The court decided that there were no material facts in dispute and there was no genuine issue for trial.
The court rejected Tower’s argument that there was an implied waiver to the dispute resolution deadline to challenge a final decision. The court reasoned that Tower’s evidence does not support such an implied waiver.
The court held that Canada adhered strictly to the terms of the agreement throughout the duration of the contract. It never once paid Tower outside of the strict processes contemplated in the GC, which included provisions related to dispute resolution in the event of disagreement.
There was no air of reality to Tower’s waiver argument, the court held. The court reasoned:
 There is simply no air of reality to Tower’s waiver argument. Tower was a sophisticated commercial enterprise engaged in a multi-million-dollar contract with the Government. It knew that it would have to comply with the strict terms of the GC to receive additional payment totalling over $1,000,000. Most tellingly, Tower employed the process outlined in the GC to make the 2013 Claim in the first instance.
The court then went to stating that when Tower failed to provide notice of the dispute to Canada, it accepted Canada’s final decision. The court justified the importance of binding notice provisions in a contract through policy rationales. Holding that the purpose of binding notice provisions is to provide the other party with sufficiently detailed information to allow it to consider its options and take corrective action before the contractor pursues a claim.
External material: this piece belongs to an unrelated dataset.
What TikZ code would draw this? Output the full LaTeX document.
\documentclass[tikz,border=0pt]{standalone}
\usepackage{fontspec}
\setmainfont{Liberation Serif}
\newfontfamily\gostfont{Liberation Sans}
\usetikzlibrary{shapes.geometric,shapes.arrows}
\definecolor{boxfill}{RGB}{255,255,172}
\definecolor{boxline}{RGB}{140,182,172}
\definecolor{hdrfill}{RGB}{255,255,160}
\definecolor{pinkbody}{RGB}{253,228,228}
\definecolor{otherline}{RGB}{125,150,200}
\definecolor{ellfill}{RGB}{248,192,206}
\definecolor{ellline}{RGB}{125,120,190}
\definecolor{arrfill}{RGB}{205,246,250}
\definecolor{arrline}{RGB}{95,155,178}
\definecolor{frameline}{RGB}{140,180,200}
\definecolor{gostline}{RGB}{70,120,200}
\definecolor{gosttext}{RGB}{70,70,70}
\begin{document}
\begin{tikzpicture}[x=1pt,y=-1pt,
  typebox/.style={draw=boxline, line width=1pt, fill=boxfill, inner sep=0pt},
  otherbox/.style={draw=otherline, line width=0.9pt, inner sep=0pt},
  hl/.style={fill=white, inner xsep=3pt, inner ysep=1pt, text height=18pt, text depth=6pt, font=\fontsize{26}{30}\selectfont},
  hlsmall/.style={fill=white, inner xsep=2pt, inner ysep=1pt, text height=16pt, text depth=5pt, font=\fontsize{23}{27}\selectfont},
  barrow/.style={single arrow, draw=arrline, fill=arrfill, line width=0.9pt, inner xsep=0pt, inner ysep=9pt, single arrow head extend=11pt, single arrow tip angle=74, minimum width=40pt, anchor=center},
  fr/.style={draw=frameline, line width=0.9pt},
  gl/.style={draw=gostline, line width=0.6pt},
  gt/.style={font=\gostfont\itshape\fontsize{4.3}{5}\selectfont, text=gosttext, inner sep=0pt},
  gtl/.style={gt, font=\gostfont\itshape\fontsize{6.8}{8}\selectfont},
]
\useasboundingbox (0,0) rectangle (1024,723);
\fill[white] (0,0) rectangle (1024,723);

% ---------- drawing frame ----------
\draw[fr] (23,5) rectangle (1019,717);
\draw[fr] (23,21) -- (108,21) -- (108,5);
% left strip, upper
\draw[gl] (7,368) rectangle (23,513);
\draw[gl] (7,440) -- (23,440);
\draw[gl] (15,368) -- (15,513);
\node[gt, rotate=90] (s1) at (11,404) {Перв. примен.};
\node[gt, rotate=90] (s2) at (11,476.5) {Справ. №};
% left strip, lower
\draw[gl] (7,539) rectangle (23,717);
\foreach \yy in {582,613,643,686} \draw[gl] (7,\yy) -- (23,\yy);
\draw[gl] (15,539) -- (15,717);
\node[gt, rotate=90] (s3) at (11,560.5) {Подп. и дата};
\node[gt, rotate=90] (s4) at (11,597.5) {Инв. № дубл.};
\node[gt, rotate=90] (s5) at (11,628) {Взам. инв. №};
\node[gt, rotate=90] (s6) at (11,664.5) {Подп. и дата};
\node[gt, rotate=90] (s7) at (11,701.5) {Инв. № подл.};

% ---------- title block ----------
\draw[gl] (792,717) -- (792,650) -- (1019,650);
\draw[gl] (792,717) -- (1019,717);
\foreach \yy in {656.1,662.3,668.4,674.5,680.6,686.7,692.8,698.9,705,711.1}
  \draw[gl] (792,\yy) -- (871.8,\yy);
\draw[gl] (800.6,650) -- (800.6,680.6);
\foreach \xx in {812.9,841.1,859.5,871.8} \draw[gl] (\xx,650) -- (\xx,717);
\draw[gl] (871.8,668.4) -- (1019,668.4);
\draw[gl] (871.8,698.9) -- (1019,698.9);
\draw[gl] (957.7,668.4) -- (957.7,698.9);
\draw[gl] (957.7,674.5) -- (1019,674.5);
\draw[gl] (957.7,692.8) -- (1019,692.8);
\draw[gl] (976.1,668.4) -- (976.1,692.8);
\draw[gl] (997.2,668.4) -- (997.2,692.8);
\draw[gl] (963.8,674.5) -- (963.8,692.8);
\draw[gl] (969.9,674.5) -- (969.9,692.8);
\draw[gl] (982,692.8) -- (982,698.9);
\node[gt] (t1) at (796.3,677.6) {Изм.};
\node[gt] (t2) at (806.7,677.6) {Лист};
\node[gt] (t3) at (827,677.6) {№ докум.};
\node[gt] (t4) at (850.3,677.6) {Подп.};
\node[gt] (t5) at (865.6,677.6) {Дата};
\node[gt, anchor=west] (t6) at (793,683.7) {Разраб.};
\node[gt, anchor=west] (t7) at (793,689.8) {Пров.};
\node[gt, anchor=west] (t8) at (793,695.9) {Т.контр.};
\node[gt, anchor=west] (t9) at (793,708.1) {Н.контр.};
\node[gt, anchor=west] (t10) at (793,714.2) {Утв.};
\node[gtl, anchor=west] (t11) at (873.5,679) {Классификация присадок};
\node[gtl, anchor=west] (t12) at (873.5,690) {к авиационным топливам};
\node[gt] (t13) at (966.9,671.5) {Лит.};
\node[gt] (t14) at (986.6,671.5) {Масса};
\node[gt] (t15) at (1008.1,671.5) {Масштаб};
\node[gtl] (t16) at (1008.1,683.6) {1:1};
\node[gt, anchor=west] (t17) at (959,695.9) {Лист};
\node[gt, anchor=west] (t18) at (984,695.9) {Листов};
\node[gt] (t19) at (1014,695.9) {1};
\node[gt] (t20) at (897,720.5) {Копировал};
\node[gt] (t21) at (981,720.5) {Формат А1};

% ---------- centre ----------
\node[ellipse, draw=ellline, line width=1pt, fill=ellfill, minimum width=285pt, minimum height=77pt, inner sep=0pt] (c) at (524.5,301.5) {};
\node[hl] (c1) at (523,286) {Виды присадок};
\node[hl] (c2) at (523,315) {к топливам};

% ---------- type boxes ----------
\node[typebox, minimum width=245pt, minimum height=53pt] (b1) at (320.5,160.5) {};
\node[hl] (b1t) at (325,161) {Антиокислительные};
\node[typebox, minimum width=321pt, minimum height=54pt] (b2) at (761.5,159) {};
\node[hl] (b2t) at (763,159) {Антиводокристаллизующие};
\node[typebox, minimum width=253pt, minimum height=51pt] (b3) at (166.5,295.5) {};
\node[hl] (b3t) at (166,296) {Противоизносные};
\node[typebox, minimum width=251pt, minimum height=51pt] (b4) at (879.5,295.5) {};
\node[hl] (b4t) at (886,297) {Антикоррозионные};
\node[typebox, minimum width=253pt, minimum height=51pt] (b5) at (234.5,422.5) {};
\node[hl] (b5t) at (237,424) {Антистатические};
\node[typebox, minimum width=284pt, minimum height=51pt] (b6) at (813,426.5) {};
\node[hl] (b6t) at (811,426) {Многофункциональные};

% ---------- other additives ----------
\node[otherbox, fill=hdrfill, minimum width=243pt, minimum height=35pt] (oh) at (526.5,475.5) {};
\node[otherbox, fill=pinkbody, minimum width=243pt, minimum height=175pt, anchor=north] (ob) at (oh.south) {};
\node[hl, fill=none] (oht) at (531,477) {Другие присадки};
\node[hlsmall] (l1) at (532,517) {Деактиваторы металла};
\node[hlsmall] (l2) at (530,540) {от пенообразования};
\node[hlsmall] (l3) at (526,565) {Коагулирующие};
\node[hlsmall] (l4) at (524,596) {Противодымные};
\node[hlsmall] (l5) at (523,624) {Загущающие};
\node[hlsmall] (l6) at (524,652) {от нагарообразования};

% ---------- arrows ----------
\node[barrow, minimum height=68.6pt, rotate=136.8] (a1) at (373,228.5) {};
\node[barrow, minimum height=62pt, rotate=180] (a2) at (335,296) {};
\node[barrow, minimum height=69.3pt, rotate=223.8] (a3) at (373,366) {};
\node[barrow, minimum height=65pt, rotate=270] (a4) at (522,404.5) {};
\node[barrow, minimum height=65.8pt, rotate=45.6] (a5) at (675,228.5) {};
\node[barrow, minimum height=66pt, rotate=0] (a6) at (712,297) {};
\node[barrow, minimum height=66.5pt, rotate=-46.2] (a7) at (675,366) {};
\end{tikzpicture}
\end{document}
Noting that such policies is important in disputes in government construction contracts, which involve sophisticated commercial enterprises, a competitive bidding and selection process, use of public funds, contracts of adhesion, and which have precedential value beyond the immediate parties: Ledcor Construction Ltd. v. Northbridge Indemnity Insurance Co.,  SCC 37 at para. 37-43.
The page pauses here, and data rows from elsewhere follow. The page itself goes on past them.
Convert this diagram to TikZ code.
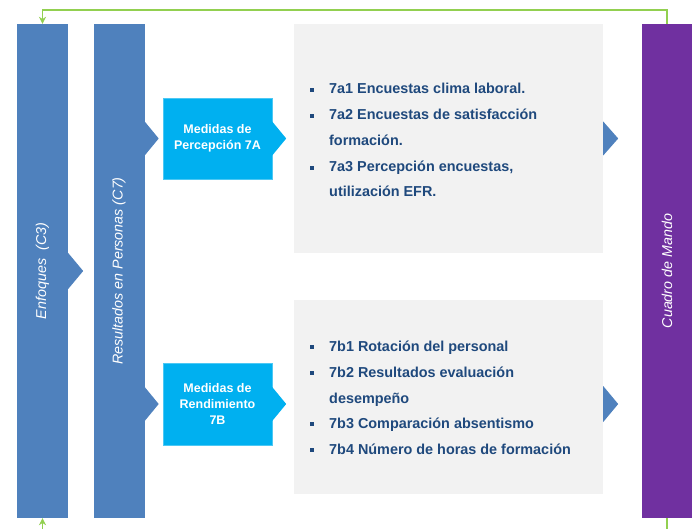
\documentclass[tikz,border=0pt]{standalone}
\usepackage{fontspec}
\setmainfont{Liberation Sans}
\usetikzlibrary{calc,arrows.meta}
\definecolor{barblue}{HTML}{4F81BD}
\definecolor{cmipurple}{HTML}{7030A0}
\definecolor{medcyan}{HTML}{00B0F0}
\definecolor{panelgray}{HTML}{F2F2F2}
\definecolor{loopgreen}{HTML}{92D050}
\definecolor{itemblue}{HTML}{1F497D}
\tikzset{
  bar/.style={rectangle, fill=barblue, minimum width=51pt, minimum height=494pt, inner sep=0pt},
  bartext/.style={rotate=90, text=white, font=\fontsize{14.3}{16}\selectfont\itshape},
  medbox/.style={rectangle, fill=medcyan, draw=medcyan!70!white, minimum width=109pt, minimum height=81pt, align=center, text=white, font=\fontsize{12.5}{16}\selectfont\bfseries},
  panel/.style={rectangle, fill=panelgray, minimum width=309pt, inner sep=0pt},
  item/.style={anchor=base west, inner sep=0pt, text=itemblue, font=\fontsize{14.4}{16}\selectfont\bfseries},
  dot/.style={rectangle, fill=itemblue, minimum size=4pt, inner sep=0pt},
  loopline/.style={draw=loopgreen, line width=1.5pt},
}

\begin{document}
\begin{tikzpicture}[x=1pt, y=-1pt, >={Stealth[length=7pt,width=7pt]}]
\useasboundingbox (0,0) rectangle (693,529);
% columns
\node[bar] (enf) at (42.5,271) {};
\node[bartext] (enfT) at (enf.center) {Enfoques\ \ (C3)};
\node[bar] (res) at (119,271) {};
\node[bartext] (resT) at (res.center) {Resultados en Personas (C7)};
\node[bar, fill=cmipurple, minimum width=50pt] (cmi) at (667,271) {};
\node[bartext] (cmiT) at (cmi.center) {Cuadro de Mando};
% measure boxes
\node[medbox] (med7a) at (217.5,138.5) {Medidas de\\Percepción 7A};
\node[medbox, minimum height=82pt] (med7b) at (217.5,404) {Medidas de\\Rendimiento\\7B};
% panels
\node[panel, minimum height=229pt] (pan7a) at (448.5,138.5) {};
\node[panel, minimum height=194pt] (pan7b) at (448.5,397) {};
% items 7a
\node[dot] (d7a1) at (312,90) {};
\node[item] (t7a1) at (329,94) {7a1 Encuestas clima laboral.};
\node[dot] (d7a2) at (312,116) {};
\node[item] (t7a2) at (329,120) {7a2 Encuestas de satisfacción};
\node[item] (t7a2b) at (329,146) {formación.};
\node[dot] (d7a3) at (312,168) {};
\node[item] (t7a3) at (329,172) {7a3 Percepción encuestas,};
\node[item] (t7a3b) at (329,197) {utilización EFR.};
% items 7b
\node[dot] (d7b1) at (312,347) {};
\node[item] (t7b1) at (329,351) {7b1 Rotación del personal};
\node[dot] (d7b2) at (312,373) {};
\node[item] (t7b2) at (329,377) {7b2 Resultados evaluación};
\node[item] (t7b2b) at (329,403) {desempeño};
\node[dot] (d7b3) at (312,424) {};
\node[item] (t7b3) at (329,428) {7b3 Comparación absentismo};
\node[dot] (d7b4) at (312,450) {};
\node[item] (t7b4) at (329,454) {7b4 Número de horas de formación};
% chevrons
\fill[barblue] ($(enf.east)+(0,-18)$) -- ++(15,18) -- ++(-15,18) -- cycle;
\fill[barblue] ($(res.east |- med7a.east)+(0,-17)$) -- ++(14,17) -- ++(-14,17) -- cycle;
\fill[barblue] ($(res.east |- med7b.east)+(0,-17)$) -- ++(14,17) -- ++(-14,17) -- cycle;
\fill[medcyan] ($(med7a.east)+(0,-17)$) -- ++(14,17) -- ++(-14,17) -- cycle;
\fill[medcyan] ($(med7b.east)+(0,-17)$) -- ++(14,17) -- ++(-14,17) -- cycle;
\fill[barblue] ($(pan7a.east |- med7a.east)+(0,-17)$) -- ++(15,17) -- ++(-15,17) -- cycle;
\fill[barblue] ($(pan7b.east |- med7b.east)+(0,-18)$) -- ++(15,18) -- ++(-15,18) -- cycle;
% feedback loop
\coordinate (loopL) at (42.5,529);
\coordinate (loopR) at (667,529);
\draw[loopline,->] (cmi.north) -- ++(0,-14) -| (enf.north);
\draw[loopline] (cmi.south) -- (loopR);
\draw[loopline,->] (loopL) -- (enf.south);
\end{tikzpicture}
\end{document}
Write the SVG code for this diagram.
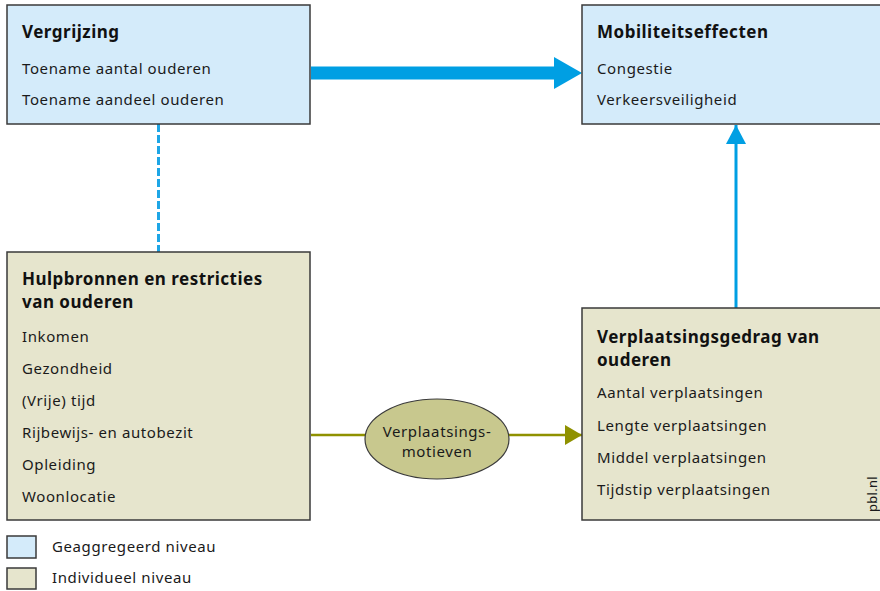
<svg xmlns="http://www.w3.org/2000/svg" width="880" height="591" viewBox="0 0 880 591">
<style>
  .agg { fill: #d4ebfa; stroke: #3a3a3a; stroke-width: 1.5; }
  .ind { fill: #e6e5cd; stroke: #3a3a3a; stroke-width: 1.5; }
  .t { font-family: "Noto Sans", "Open Sans", sans-serif; font-size: 15px; letter-spacing: 0.6px; fill: #1a1a1a; }
  .h { font-family: "Noto Sans", "Open Sans", sans-serif; font-size: 17px; font-weight: bold; letter-spacing: 0.5px; fill: #111; }
</style>
<defs>
  <marker id="olive" markerUnits="userSpaceOnUse" markerWidth="18" markerHeight="20" refX="17" refY="10" orient="auto">
    <path d="M0,0 L17,10 L0,20 Z" fill="#8f9100"/>
  </marker>
  <marker id="blue" markerUnits="userSpaceOnUse" markerWidth="20" markerHeight="20" refX="19" refY="10" orient="auto">
    <path d="M0,0 L19,10 L0,20 Z" fill="#009fe3"/>
  </marker>
</defs>
<rect width="880" height="591" fill="#ffffff"/>

<g id="connectors">
  <path d="M311,73 H556" stroke="#009fe3" stroke-width="13" fill="none"/>
  <path d="M554,57 L582,73 L554,89 Z" fill="#009fe3"/>
  <path d="M158.5,124 V252" stroke="#1ea6e6" stroke-width="3" stroke-dasharray="8,3" fill="none"/>
  <path d="M736,308 V125" stroke="#009fe3" stroke-width="3" fill="none" marker-end="url(#blue)"/>
  <path d="M311,435 H365" stroke="#8f9100" stroke-width="2.5" fill="none"/>
  <path d="M509,435 H582" stroke="#8f9100" stroke-width="2.5" fill="none" marker-end="url(#olive)"/>
</g>

<g id="vergrijzing">
  <rect class="agg" x="7" y="5" width="303" height="119"/>
  <text class="h" x="22" y="38">Vergrijzing</text>
  <text class="t" x="22" y="74">Toename aantal ouderen</text>
  <text class="t" x="22" y="105">Toename aandeel ouderen</text>
</g>

<g id="mobiliteitseffecten">
  <rect class="agg" x="582" y="5" width="300" height="119"/>
  <text class="h" x="597" y="38">Mobiliteitseffecten</text>
  <text class="t" x="597" y="74">Congestie</text>
  <text class="t" x="597" y="105">Verkeersveiligheid</text>
</g>

<g id="hulpbronnen">
  <rect class="ind" x="7" y="252" width="303" height="268"/>
  <text class="h" x="22" y="285">Hulpbronnen en restricties</text>
  <text class="h" x="22" y="308">van ouderen</text>
  <text class="t" x="22" y="342">Inkomen</text>
  <text class="t" x="22" y="374">Gezondheid</text>
  <text class="t" x="22" y="406">(Vrije) tijd</text>
  <text class="t" x="22" y="438">Rijbewijs- en autobezit</text>
  <text class="t" x="22" y="470">Opleiding</text>
  <text class="t" x="22" y="502">Woonlocatie</text>
</g>

<g id="motieven">
  <ellipse cx="437" cy="439" rx="72" ry="40" fill="#c8c88e" stroke="#3a3a3a" stroke-width="1.2"/>
  <text class="t" x="437" y="437" text-anchor="middle">Verplaatsings-</text>
  <text class="t" x="437" y="457" text-anchor="middle">motieven</text>
</g>

<g id="verplaatsingsgedrag">
  <rect class="ind" x="582" y="308" width="300" height="212"/>
  <text class="h" x="597" y="343">Verplaatsingsgedrag van</text>
  <text class="h" x="597" y="366">ouderen</text>
  <text class="t" x="597" y="398">Aantal verplaatsingen</text>
  <text class="t" x="597" y="431">Lengte verplaatsingen</text>
  <text class="t" x="597" y="463">Middel verplaatsingen</text>
  <text class="t" x="597" y="495">Tijdstip verplaatsingen</text>
  <text class="t" x="0" y="0" transform="translate(877,512) rotate(-90)" style="font-size:13px;letter-spacing:0.3px">pbl.nl</text>
</g>

<g id="legend">
  <rect class="agg" x="7" y="536" width="29" height="22"/>
  <text class="t" x="52" y="552">Geaggregeerd niveau</text>
  <rect class="ind" x="7" y="568" width="29" height="21"/>
  <text class="t" x="52" y="583">Individueel niveau</text>
</g>
</svg>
The courts place a high standard on sophisticated commercial parties to follow the contract with precision. With good reason, contracts such as the one in this case must have taken months or even years to create. For a court to start setting aside displaces first contract law principles such as consensus ad idem and the many other principles that govern our contract law. Not to mention the time and energy invested to govern the parties.